Johnson’s GOP primary upset sparks fundraising surge
ST. PAUL, Minn. (AP) — Republican Jeff Johnson rode his upset primary win over former Gov. Tim Pawlenty into a fundraising surge in the election for Minnesota governor, according to campaign finance records released Wednesday that show him pulling even with Democratic Rep. Tim Walz in the cash race.
Johnson had raised just over $300,000 heading into the primary and was an underdog against Pawlenty, who held a fivefold cash advantage heading into the Aug. 14 primary. But he handily beat Pawlenty to capture the Republican Party’s nomination for a second time; Johnson lost to Democratic Gov. Mark Dayton in 2014.
Donors big and small took notice. Johnson took in $1.3 million since the primary, roughly equaling Walz’s haul. Each of the candidates to replace the outgoing Dayton enters the homestretch to November with roughly $1 million on hand.
“Clearly Minnesotans have rallied behind our campaign and their support and enthusiasm, even after a tough primary, have set us up for victory in November,” Johnson said in a statement.

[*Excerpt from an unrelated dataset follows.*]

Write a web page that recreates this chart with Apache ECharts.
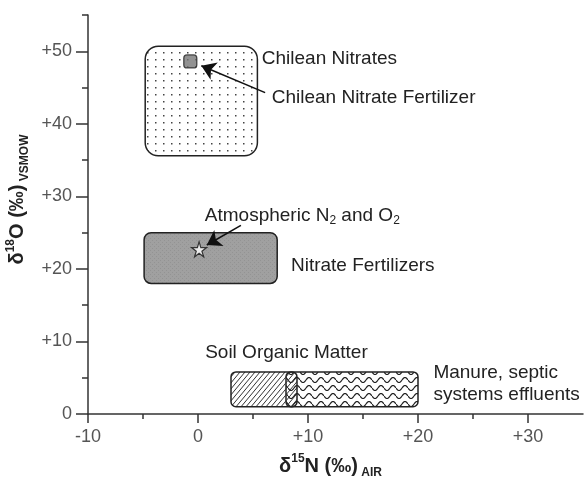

While lobbyists and wealthy GOP donors had largely backed Pawlenty, they combined to contribute hundreds of thousands of dollars to Johnson after his primary victory. Sixty-five donors gave Johnson the maximum $4,000 contribution after Aug. 14, compared to just six before the primary.
Walz, meanwhile, has continued the fundraising pace that made him the top candidates in the three-way Democratic primary. Both candidates have accepted public campaign subsidies in exchange for agreeing to spending limits in the race. Walz received $476,000 while Johnson got roughly $358,000.
A recent poll performed for the Star Tribune and Minnesota Public Radio News found Walz with a 9 percentage point lead over Johnson in the race. The poll surveyed 800 likely voters between Sept. 10 and 12 and had a margin of error of plus or minus 3.5 percentage points.
The open governor’s race is one of many closely watched races in Minnesota’s midterm elections, which also features two U.S. Senate elections, four competitive congressional races and a bruising race for attorney general. But it’s unclear whether the fundraising numbers will draw outside attention back to the race.
The Republican Governor’s Association canceled several ad reservations for the final weeks of the general election that it placed back in April, when it pegged Pawlenty as the favorite in the race.
Early voting in Minnesota began Friday.